> [TASK REQUIREMENTS]:
Return, without pictures, the lines from the start of the data through the one that contains "import * as d3 from 'd3';".

> [DATA PROVIDED]:
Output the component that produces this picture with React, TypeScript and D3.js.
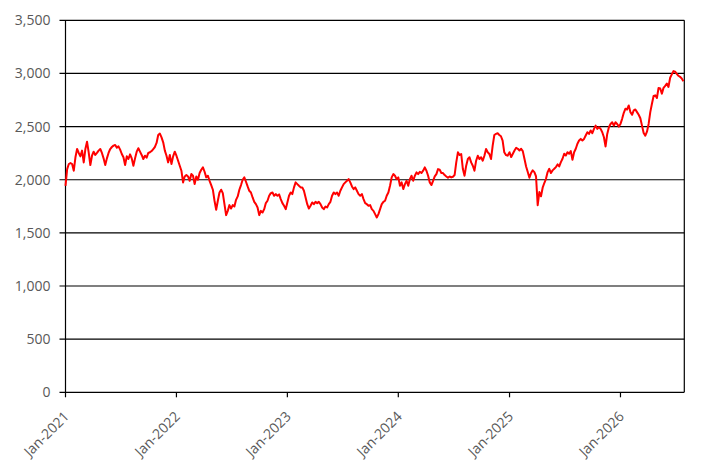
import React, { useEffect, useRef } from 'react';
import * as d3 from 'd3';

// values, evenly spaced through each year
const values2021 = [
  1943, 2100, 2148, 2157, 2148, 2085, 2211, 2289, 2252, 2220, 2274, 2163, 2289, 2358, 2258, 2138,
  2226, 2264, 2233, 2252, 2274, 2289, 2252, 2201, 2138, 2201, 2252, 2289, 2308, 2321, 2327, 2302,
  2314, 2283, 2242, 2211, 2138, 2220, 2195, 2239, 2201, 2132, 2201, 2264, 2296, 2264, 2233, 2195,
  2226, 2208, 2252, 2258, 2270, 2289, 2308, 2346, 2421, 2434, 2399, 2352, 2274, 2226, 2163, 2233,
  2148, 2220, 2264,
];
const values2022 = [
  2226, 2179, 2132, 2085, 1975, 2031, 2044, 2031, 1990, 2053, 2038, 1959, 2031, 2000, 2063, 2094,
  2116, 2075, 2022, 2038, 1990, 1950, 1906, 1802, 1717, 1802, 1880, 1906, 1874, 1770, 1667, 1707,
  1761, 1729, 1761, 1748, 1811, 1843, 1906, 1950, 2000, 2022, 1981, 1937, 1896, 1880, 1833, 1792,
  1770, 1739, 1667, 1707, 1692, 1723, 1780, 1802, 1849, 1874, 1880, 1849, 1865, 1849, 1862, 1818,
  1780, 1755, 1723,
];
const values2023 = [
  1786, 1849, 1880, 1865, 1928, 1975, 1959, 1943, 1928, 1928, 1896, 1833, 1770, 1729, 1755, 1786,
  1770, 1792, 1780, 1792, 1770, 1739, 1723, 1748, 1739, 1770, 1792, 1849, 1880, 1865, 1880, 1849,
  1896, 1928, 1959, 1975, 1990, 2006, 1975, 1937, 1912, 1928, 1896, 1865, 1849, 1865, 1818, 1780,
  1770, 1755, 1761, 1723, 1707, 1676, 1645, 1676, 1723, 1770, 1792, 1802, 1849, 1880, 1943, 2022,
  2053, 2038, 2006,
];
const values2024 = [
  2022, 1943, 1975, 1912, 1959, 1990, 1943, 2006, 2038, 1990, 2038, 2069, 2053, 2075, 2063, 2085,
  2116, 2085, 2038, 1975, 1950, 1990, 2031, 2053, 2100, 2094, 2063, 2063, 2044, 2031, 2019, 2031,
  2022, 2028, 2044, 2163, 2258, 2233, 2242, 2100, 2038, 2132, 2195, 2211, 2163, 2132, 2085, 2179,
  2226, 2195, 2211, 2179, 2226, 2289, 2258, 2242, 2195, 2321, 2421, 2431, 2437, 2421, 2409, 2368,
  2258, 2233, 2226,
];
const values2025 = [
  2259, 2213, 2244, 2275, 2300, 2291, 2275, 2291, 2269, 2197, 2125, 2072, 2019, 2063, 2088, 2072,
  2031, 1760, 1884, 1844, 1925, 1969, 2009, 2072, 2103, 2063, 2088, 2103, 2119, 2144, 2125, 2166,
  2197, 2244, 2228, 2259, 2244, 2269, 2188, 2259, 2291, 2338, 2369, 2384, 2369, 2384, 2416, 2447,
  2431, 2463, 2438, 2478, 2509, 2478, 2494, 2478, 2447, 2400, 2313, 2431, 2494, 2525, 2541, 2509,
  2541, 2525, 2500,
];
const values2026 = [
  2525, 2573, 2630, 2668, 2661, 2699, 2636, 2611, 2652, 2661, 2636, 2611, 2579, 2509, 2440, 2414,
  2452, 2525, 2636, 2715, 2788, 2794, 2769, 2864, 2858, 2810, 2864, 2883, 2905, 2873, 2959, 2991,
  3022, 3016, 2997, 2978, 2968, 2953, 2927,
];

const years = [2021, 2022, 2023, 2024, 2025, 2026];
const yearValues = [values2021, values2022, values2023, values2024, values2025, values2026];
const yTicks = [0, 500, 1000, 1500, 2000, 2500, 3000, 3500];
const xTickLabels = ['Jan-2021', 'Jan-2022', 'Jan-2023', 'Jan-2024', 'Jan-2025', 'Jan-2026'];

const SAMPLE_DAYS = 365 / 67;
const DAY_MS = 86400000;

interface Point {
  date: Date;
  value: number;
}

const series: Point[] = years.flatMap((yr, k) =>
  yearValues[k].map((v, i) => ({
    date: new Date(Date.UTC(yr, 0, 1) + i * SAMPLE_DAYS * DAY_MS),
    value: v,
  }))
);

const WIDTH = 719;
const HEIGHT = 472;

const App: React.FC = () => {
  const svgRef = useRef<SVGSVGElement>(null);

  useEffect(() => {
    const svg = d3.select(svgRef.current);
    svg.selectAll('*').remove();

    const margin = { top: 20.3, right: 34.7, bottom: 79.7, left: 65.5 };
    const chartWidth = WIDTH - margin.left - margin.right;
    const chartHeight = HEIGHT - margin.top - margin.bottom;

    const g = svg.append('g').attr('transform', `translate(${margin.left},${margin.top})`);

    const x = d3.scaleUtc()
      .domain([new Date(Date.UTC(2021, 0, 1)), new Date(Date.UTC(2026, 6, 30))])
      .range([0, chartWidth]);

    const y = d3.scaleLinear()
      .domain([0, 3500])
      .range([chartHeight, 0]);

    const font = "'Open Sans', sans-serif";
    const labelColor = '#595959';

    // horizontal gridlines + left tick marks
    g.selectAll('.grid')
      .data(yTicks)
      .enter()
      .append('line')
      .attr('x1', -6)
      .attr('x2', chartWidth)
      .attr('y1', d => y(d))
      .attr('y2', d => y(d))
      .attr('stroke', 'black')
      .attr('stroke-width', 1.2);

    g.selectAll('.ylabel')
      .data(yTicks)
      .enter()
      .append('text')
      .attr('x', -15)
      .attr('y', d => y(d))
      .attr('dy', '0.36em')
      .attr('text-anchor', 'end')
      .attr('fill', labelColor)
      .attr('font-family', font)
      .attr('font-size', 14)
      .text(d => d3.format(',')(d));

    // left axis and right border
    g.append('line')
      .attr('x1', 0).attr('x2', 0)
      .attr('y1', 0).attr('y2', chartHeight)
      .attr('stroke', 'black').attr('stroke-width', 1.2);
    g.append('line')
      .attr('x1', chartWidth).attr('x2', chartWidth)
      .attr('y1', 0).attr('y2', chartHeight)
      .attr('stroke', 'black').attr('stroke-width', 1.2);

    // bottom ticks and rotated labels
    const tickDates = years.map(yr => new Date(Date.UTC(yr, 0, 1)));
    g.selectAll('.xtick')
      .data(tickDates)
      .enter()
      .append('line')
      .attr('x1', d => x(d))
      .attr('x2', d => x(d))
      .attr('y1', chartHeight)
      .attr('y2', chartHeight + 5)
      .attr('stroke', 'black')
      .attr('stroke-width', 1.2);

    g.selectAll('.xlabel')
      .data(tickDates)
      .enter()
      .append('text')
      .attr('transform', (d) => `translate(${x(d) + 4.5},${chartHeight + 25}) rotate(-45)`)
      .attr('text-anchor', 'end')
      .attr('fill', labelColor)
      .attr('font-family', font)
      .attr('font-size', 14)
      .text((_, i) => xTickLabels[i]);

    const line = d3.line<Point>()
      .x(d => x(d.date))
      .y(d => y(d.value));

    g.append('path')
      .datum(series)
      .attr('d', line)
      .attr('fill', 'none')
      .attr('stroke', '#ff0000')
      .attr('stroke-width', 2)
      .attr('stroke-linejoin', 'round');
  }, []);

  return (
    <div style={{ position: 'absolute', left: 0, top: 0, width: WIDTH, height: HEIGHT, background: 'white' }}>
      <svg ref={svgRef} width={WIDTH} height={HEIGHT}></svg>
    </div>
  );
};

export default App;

> [RESULT]:
Output the component that produces this picture with React, TypeScript and D3.js.
import React, { useEffect, useRef } from 'react';
import * as d3 from 'd3';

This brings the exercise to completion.